Return, without pictures, the lines from the start of the data through the one that contains "(eing.59) to[out=35,in=190] (sys.184);".

======== DATA LINES

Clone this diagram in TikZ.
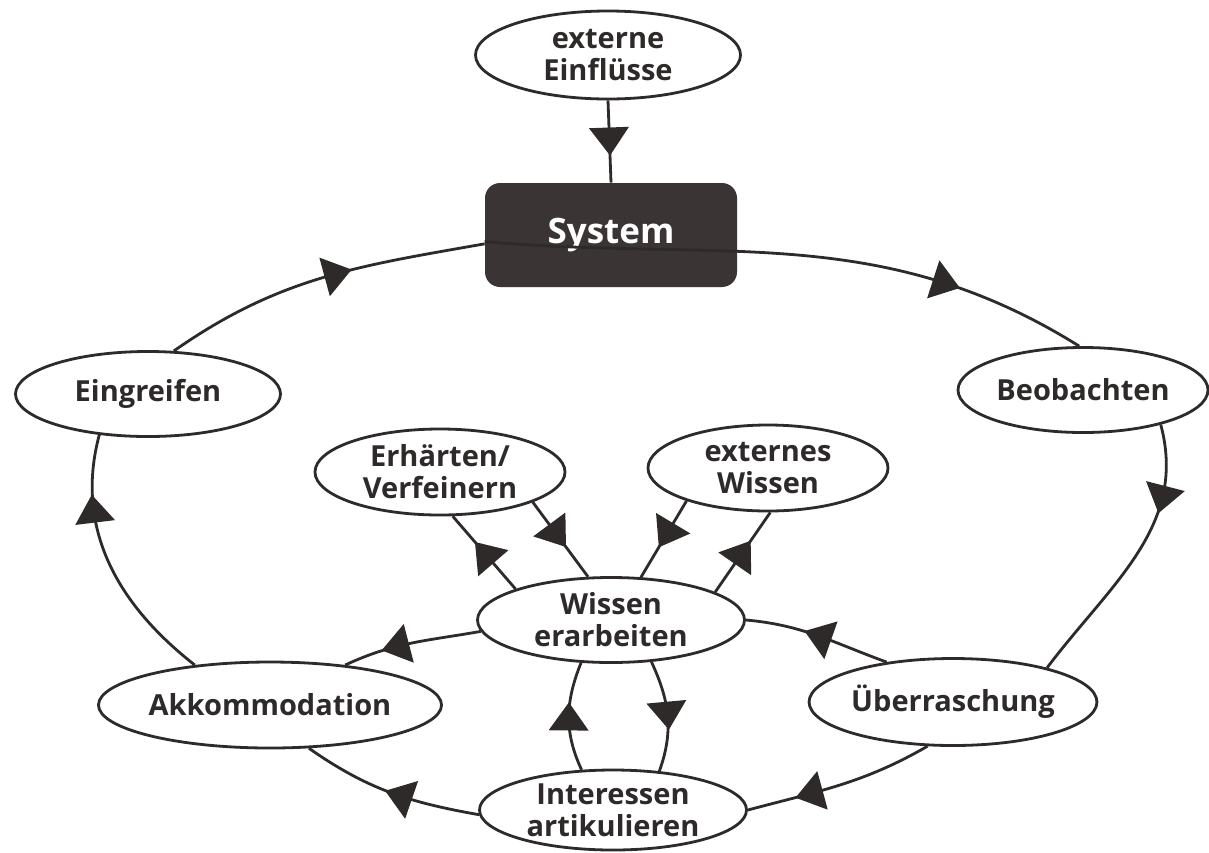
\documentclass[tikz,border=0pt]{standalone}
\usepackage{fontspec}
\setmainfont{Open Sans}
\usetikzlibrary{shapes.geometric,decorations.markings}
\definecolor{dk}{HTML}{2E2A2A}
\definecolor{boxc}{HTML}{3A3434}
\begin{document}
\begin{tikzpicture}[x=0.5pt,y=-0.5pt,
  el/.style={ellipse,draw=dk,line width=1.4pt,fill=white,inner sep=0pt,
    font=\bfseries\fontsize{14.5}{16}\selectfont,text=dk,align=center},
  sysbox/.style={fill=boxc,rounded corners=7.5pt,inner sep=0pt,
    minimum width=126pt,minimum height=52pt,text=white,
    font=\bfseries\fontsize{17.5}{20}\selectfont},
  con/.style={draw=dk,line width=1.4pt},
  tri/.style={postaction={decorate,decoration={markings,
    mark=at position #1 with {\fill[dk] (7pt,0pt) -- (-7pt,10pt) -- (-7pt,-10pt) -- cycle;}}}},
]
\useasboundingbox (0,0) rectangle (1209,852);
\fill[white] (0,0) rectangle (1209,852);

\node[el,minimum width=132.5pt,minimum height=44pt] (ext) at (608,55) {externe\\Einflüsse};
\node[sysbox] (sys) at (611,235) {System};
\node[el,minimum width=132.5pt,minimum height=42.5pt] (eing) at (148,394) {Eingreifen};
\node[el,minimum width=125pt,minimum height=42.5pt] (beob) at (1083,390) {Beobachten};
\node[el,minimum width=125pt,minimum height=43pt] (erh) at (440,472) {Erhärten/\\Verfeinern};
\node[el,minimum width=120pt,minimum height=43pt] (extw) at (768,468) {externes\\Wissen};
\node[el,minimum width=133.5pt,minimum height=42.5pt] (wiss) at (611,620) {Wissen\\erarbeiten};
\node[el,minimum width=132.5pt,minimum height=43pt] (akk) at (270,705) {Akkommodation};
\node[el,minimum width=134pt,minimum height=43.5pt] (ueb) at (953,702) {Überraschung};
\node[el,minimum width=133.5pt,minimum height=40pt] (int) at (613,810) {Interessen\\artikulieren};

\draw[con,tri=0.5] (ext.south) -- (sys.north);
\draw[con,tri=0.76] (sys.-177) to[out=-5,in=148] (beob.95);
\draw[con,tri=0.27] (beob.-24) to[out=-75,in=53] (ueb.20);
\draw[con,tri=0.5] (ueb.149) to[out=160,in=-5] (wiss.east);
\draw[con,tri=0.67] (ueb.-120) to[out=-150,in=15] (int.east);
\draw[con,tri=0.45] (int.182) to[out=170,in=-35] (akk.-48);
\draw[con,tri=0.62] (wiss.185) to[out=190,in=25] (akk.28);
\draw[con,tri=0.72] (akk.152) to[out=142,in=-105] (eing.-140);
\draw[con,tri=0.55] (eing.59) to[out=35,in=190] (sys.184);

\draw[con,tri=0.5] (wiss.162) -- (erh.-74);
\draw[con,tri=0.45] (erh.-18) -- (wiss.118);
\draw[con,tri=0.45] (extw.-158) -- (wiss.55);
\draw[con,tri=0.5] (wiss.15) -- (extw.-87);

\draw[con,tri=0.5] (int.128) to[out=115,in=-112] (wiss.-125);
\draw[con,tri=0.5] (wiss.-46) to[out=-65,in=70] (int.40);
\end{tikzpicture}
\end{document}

================

**EXERCISE RESULT**.
Clone this diagram in TikZ.
\documentclass[tikz,border=0pt]{standalone}
\usepackage{fontspec}
\setmainfont{Open Sans}
\usetikzlibrary{shapes.geometric,decorations.markings}
\definecolor{dk}{HTML}{2E2A2A}
\definecolor{boxc}{HTML}{3A3434}
\begin{document}
\begin{tikzpicture}[x=0.5pt,y=-0.5pt,
  el/.style={ellipse,draw=dk,line width=1.4pt,fill=white,inner sep=0pt,
    font=\bfseries\fontsize{14.5}{16}\selectfont,text=dk,align=center},
  sysbox/.style={fill=boxc,rounded corners=7.5pt,inner sep=0pt,
    minimum width=126pt,minimum height=52pt,text=white,
    font=\bfseries\fontsize{17.5}{20}\selectfont},
  con/.style={draw=dk,line width=1.4pt},
  tri/.style={postaction={decorate,decoration={markings,
    mark=at position #1 with {\fill[dk] (7pt,0pt) -- (-7pt,10pt) -- (-7pt,-10pt) -- cycle;}}}},
]
\useasboundingbox (0,0) rectangle (1209,852);
\fill[white] (0,0) rectangle (1209,852);

\node[el,minimum width=132.5pt,minimum height=44pt] (ext) at (608,55) {externe\\Einflüsse};
\node[sysbox] (sys) at (611,235) {System};
\node[el,minimum width=132.5pt,minimum height=42.5pt] (eing) at (148,394) {Eingreifen};
\node[el,minimum width=125pt,minimum height=42.5pt] (beob) at (1083,390) {Beobachten};
\node[el,minimum width=125pt,minimum height=43pt] (erh) at (440,472) {Erhärten/\\Verfeinern};
\node[el,minimum width=120pt,minimum height=43pt] (extw) at (768,468) {externes\\Wissen};
\node[el,minimum width=133.5pt,minimum height=42.5pt] (wiss) at (611,620) {Wissen\\erarbeiten};
\node[el,minimum width=132.5pt,minimum height=43pt] (akk) at (270,705) {Akkommodation};
\node[el,minimum width=134pt,minimum height=43.5pt] (ueb) at (953,702) {Überraschung};
\node[el,minimum width=133.5pt,minimum height=40pt] (int) at (613,810) {Interessen\\artikulieren};

\draw[con,tri=0.5] (ext.south) -- (sys.north);
\draw[con,tri=0.76] (sys.-177) to[out=-5,in=148] (beob.95);
\draw[con,tri=0.27] (beob.-24) to[out=-75,in=53] (ueb.20);
\draw[con,tri=0.5] (ueb.149) to[out=160,in=-5] (wiss.east);
\draw[con,tri=0.67] (ueb.-120) to[out=-150,in=15] (int.east);
\draw[con,tri=0.45] (int.182) to[out=170,in=-35] (akk.-48);
\draw[con,tri=0.62] (wiss.185) to[out=190,in=25] (akk.28);
\draw[con,tri=0.72] (akk.152) to[out=142,in=-105] (eing.-140);
\draw[con,tri=0.55] (eing.59) to[out=35,in=190] (sys.184);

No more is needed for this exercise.